What's black metal to you, today, in 2014? A simple music genre, a way of life, something else?
Black metal is to me pretty much what gospel music or hymns are to religious Christians. To me black metal is not mere entertainment or just another music genre, it's a lot more than that. It's not a way of life but rather an important aspect of it. My way of life is rooted in Left Hand Path spirituality, and black metal, for its own part, serves as something that upholds and strengthens this spiritual side of me. It's a sort of a mirror that amplifies whatever emotions, ideals or religious experiences I seek from it and in turn project upon it. As they say, art is food for the soul, and this is exactly what draws me to a certain kind of black metal.
What's the status of black metal in Finland these days? Is it a lively scene?
I would certainly say so. There are lots of bands around and many of them are something I listen to regularly. Of course there are also those kinds of bands that do not arouse any thoughts one way or the other, but that's just a by-product of an active scene, I guess. It's great to see that bands that have been around since the '90s are still releasing quality material (quite many have actually released their best effort just recently) but I'm also very pleased to witness the rise of a bit younger bands such as Virvatulet, Angelscourge and Phlegein.
Here on Aristocrazia we just finished writing down our "Playlists", giving our personal opinions on the best and the worst releases of 2013. What about you? What albums have caught your attention, positively or else?
Even though the debut full-length album of Iceland's greatest offering, Svartidauði, was officially released in December 2012, the vinyl version came out in 2013 and therefore I will stubbornly count it as a 2013 release. This album, "Flesh Cathedral", is something that has really left its marks on my soul. It is easily the most captivating and awe-inspiring aural monument in years. I have listened to it well over hundred times and it still manages to keep me in its stranglehold. Absolutely stunning piece of work, I must say.
Do you appreciate or listen to any Italian bands, either still active or from the past?
There aren't that many I am familiar with. I guess the only Italian band that I listen to actively is Aborym. Mortuary Drape is great too, especially live!.
Do you have any passions aside from music, such as sport, cooking, art, books or videogames?
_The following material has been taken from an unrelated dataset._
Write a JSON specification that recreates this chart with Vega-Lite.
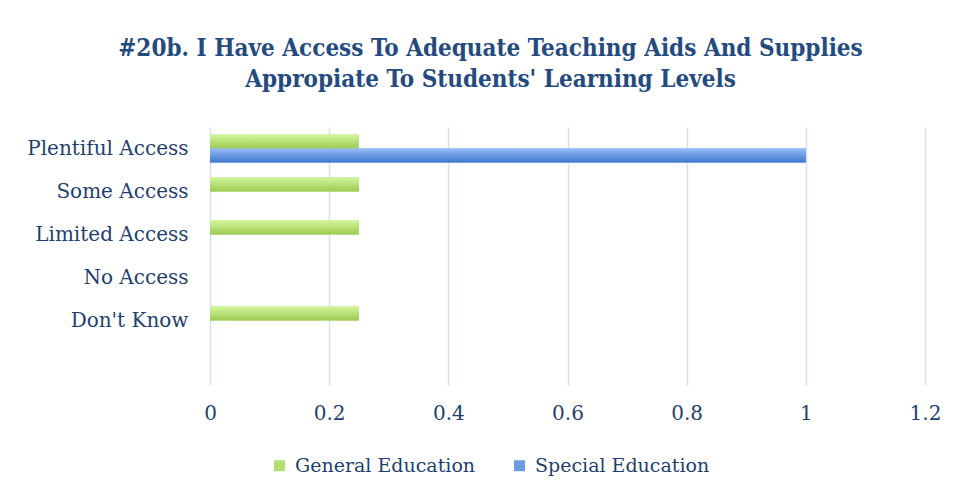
{
  "$schema": "https://vega.github.io/schema/vega-lite/v6.json",
  "width": 715,
  "height": 258,
  "autosize": {"type": "none"},
  "padding": {"left": 210, "top": 127, "right": 33, "bottom": 114},
  "background": "white",
  "title": {
    "text": ["#20b. I Have Access To Adequate Teaching Aids And Supplies", "Appropiate To Students' Learning Levels"],
    "font": "DejaVu Serif Condensed",
    "fontSize": 24,
    "fontWeight": "bold",
    "color": "#254A80",
    "lineHeight": 31,
    "anchor": "middle",
    "dx": -77,
    "offset": 35
  },
  "data": {
    "values": [
      {"category": "Plentiful Access", "series": "General Education", "value": 0.25},
      {"category": "Plentiful Access", "series": "Special Education", "value": 1.0},
      {"category": "Some Access", "series": "General Education", "value": 0.25},
      {"category": "Some Access", "series": "Special Education", "value": 0},
      {"category": "Limited Access", "series": "General Education", "value": 0.25},
      {"category": "Limited Access", "series": "Special Education", "value": 0},
      {"category": "No Access", "series": "General Education", "value": 0},
      {"category": "No Access", "series": "Special Education", "value": 0},
      {"category": "Don't Know", "series": "General Education", "value": 0.25},
      {"category": "Don't Know", "series": "Special Education", "value": 0},
      {"category": " ", "series": "General Education", "value": null},
      {"category": " ", "series": "Special Education", "value": null}
    ]
  },
  "encoding": {
    "y": {
      "field": "category",
      "type": "nominal",
      "sort": ["Plentiful Access", "Some Access", "Limited Access", "No Access", "Don't Know", " "],
      "scale": {"paddingInner": 0.35, "paddingOuter": 0.175},
      "axis": {
        "title": null,
        "domain": false,
        "ticks": false,
        "grid": false,
        "labelFont": "DejaVu Serif",
        "labelFontSize": 20,
        "labelColor": "#1F3F6E",
        "labelPadding": 22
      }
    },
    "yOffset": {
      "field": "series",
      "type": "nominal",
      "sort": ["General Education", "Special Education"]
    },
    "x": {
      "field": "value",
      "type": "quantitative",
      "scale": {"domain": [0, 1.2], "nice": false},
      "axis": {
        "title": null,
        "values": [0, 0.2, 0.4, 0.6, 0.8, 1, 1.2],
        "format": "~g",
        "domain": false,
        "ticks": false,
        "grid": true,
        "gridColor": "#D6E1F0",
        "gridWidth": 1.5,
        "labelFont": "DejaVu Serif",
        "labelFontSize": 20,
        "labelColor": "#1F3F6E",
        "labelPadding": 18,
        "labelFlush": false
      }
    }
  },
  "layer": [
    {
      "mark": {"type": "bar"},
      "encoding": {
        "color": {
          "field": "series",
          "type": "nominal",
          "scale": {"domain": ["General Education", "Special Education"], "range": ["#B4DE72", "#6A9BE3"]},
          "legend": {
            "title": null,
            "orient": "none",
            "direction": "horizontal",
            "legendX": 60,
            "legendY": 329,
            "symbolType": "square",
            "symbolSize": 120,
            "symbolStrokeWidth": 0,
            "labelFont": "DejaVu Serif",
            "labelFontSize": 19,
            "labelColor": "#1F3F6E",
            "labelOffset": 6,
            "labelLimit": 0,
            "columnPadding": 34
          }
        }
      }
    },
    {
      "mark": {"type": "bar"},
      "encoding": {
        "fill": {
          "condition": {
            "test": "datum.series === 'General Education'",
            "value": {"gradient": "linear", "x1": 0, "y1": 0, "x2": 0, "y2": 1, "stops": [{"offset": 0, "color": "#D4F59C"}, {"offset": 1, "color": "#9CCB52"}]}
          },
          "value": {"gradient": "linear", "x1": 0, "y1": 0, "x2": 0, "y2": 1, "stops": [{"offset": 0, "color": "#95BCF7"}, {"offset": 1, "color": "#3F78CD"}]}
        }
      }
    }
  ],
  "config": {"view": {"stroke": null}}
}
I do visit the gym often nowadays but that's hardly something I would call a passion. Books are my true passion. I don't read everything I can get my hands on, though, but instead I am a very selective reader. I buy new occult publications regularly but only certain tomes seem to be what really make me tick and these are something I tend to return to time and time again.
I thank you for your time, please feel free to add anything as a final address to our readers.
Nothing to add, really. Thank you for your support!